Anastasia Komar’s abstract paintings intertwined with glass or electroplated polymer sculptural structures are the outgrowth of her research in cutting-edge science, examining the uncanny intersection between art and contemporary bioengineering. With an enigmatic reptilian creature warping the wood panel in captivating silver-blue hues, Tuatara (2024), which means ‘peaks on the back’ or ‘spiny back’ in the Māori language, explores the eccentric body part and aboriginal connotations of this only surviving member of the order Sphenodontia, and how they symbolise a powerful, intuitive force imbued with ancestral and ancient wisdom. In lush turquoise hues and with dazzling hook-like formations, Siphonophorae (2024) studies the co-dependent nature of these highly polymorphic and complex creatures, while the kinships between these biological marvels inspire the viewer to ponder the definition of a static, finite entity and how collaborative works are crucial in worldmaking. Diatomea (2024), with its emerging and protruding glass polymer tentacles, continues to shed light on the essential roles of microorganisms in a planetary community.
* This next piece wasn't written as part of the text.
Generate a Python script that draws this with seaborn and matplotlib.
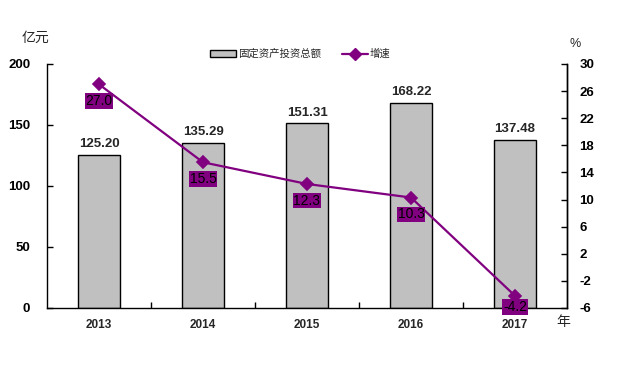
import matplotlib
matplotlib.use("Agg")
import matplotlib.pyplot as plt
import seaborn as sns
import pandas as pd
from matplotlib.lines import Line2D
from matplotlib.patches import Patch

years = ["2013", "2014", "2015", "2016", "2017"]
investment = [125.20, 135.29, 151.31, 168.22, 137.48]
growth = [27.0, 15.5, 12.3, 10.3, -4.2]
left_ticks = [0, 50, 100, 150, 200]
right_ticks = [30, 26, 22, 18, 14, 10, 6, 2, -2, -6]

sns.set_theme(style="white")
plt.rcParams['font.family'] = ['Liberation Sans', 'Noto Sans CJK SC', 'DejaVu Sans']
plt.rcParams['axes.unicode_minus'] = False
cjk = ['Noto Sans CJK SC', 'DejaVu Sans']

df = pd.DataFrame({"year": years, "inv": investment, "g": growth})

fig = plt.figure(figsize=(6.37, 3.86), dpi=100)
ax = fig.add_axes([47/637, 1-308/386, (567-47)/637, (308-64)/386])
sns.barplot(data=df, x="year", y="inv", ax=ax, color="#c0c0c0", edgecolor="black",
            linewidth=1, width=0.4, saturation=1)
ax.set_xlim(-0.5, 4.5)
ax.set_ylim(0, 200)
ax.set_yticks(left_ticks)
ax.set_xlabel("")
ax.set_ylabel("")
ax.spines["top"].set_visible(False)
for s in ["left", "bottom", "right"]:
    ax.spines[s].set_color("black")
    ax.spines[s].set_linewidth(1)
ax.tick_params(axis="y", direction="in", length=4, width=1, colors="black", labelsize=9.5, pad=12, left=True)
ax.tick_params(axis="x", length=0, labelsize=8.5, pad=8)
for lab in ax.get_yticklabels() + ax.get_xticklabels():
    lab.set_fontweight("bold")
ax.set_xticks([0.5, 1.5, 2.5, 3.5], minor=True)
ax.tick_params(axis="x", which="minor", direction="in", length=4, width=1, bottom=True, color="black")

for i, v in enumerate(investment):
    ax.text(i, v + 4, f"{v:.2f}", ha="center", va="bottom", fontsize=9.5, fontweight="bold")

ax2 = ax.twinx()
sns.pointplot(data=df, x="year", y="g", ax=ax2, color="#800080", markers="D",
              markersize=6, linewidth=1.6)
ax2.set_xlim(-0.5, 4.5)
ax2.set_ylim(-6, 30)
ax2.set_yticks(right_ticks)
ax2.set_ylabel("")
ax2.set_xlabel("")
for s in ["top", "left", "bottom"]:
    ax2.spines[s].set_visible(False)
ax2.spines["right"].set_color("black")
ax2.spines["right"].set_linewidth(1)
ax2.tick_params(axis="y", direction="in", length=4, width=1, colors="black", labelsize=9.5, pad=9, right=True)
for lab in ax2.get_yticklabels():
    lab.set_fontweight("bold")

for i, v in enumerate(growth):
    off = -7 if i < len(growth) - 1 else -3
    ax2.annotate(f"{v:.1f}", (i, v), xytext=(0, off), textcoords="offset points",
                 ha="center", va="top", fontsize=10, color="black",
                 bbox=dict(boxstyle="square,pad=0.05", fc="#800080", ec="none"))

fig.text(22/637, 1-38/386, "亿元", fontsize=10, family=cjk, va="center", ha="left")
fig.text(570/637, 1-44/386, "%", fontsize=9, va="center", ha="left")
fig.text(556/637, 1-322/386, "年", fontsize=10, family=cjk, va="center", ha="left")

handles = [Patch(facecolor="#c0c0c0", edgecolor="black", linewidth=1),
           Line2D([0], [0], color="#800080", marker="D", markersize=6, linewidth=1.6)]
fig.legend(handles, ["固定资产投资总额", "增速"], loc="center", ncol=2,
           bbox_to_anchor=(300/637, 1-54/386), frameon=False,
           prop={"family": cjk, "size": 7.5}, handlelength=2.5, columnspacing=2,
           handletextpad=0.2)

fig.savefig("out.png", dpi=100)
The iridescent painting Ascomycetes (2024), with a translucent sac fungus with spores draping on the surface, underlines how the ‘spore shooter’’s asexual or parasexual reproduction and its role as decomposers foster myriad kinship across terrains and species through the formative process and circulation of matter, unveiling how entities exist in mutual dependence and are composites of each other.

So Young Park’s lustrous paintings in glimmering violet and deep blue hues create a striking contrast with the sage green terrazzo tiles and harmonise with the stainless steel panels in the gallery space. In The way, where I am going (2024), waterfalls and glaciers are moulded into a foot and melt in mistful waters. Presented as the act of feet washing, the painting serves as an expression of humility, love, respect, reverence, and subservience, which encourages one to be submerged and baptised by the waters, as if the body will soon liquefy into molecules composed of hydrogen and oxygen. After the waves (2024) portrays the dreamscape of how the planet may transmute when territories are washed over by liquid metal-esque tides. With the terrain completely dissolved and abstracted into viscous fluid, and an obscure object hovering and approaching from afar, the work recalls the viewer’s abjected and traumatic memories from pre-symbolic times. Among Park’s smaller pictorial experiments, Deep sea (2024) and Remnant (2024) depict mystical creatures with strange tentacles and claws roaming in unknown realms with lilac and metallic waves and landscapes. Both beings seem to have orbs depicted as a black hole or burning red sun, they not only gaze at the viewer from within the canvas but also beam out the haunting queerness of such strange earthlings. Elsewhere, Laputa (2023), with its title referring to the 1986 Japanese animated fantasy adventure film written and directed by Hayao Miyazaki, surveys the deeply paradoxical and weirding nature of the planetary future.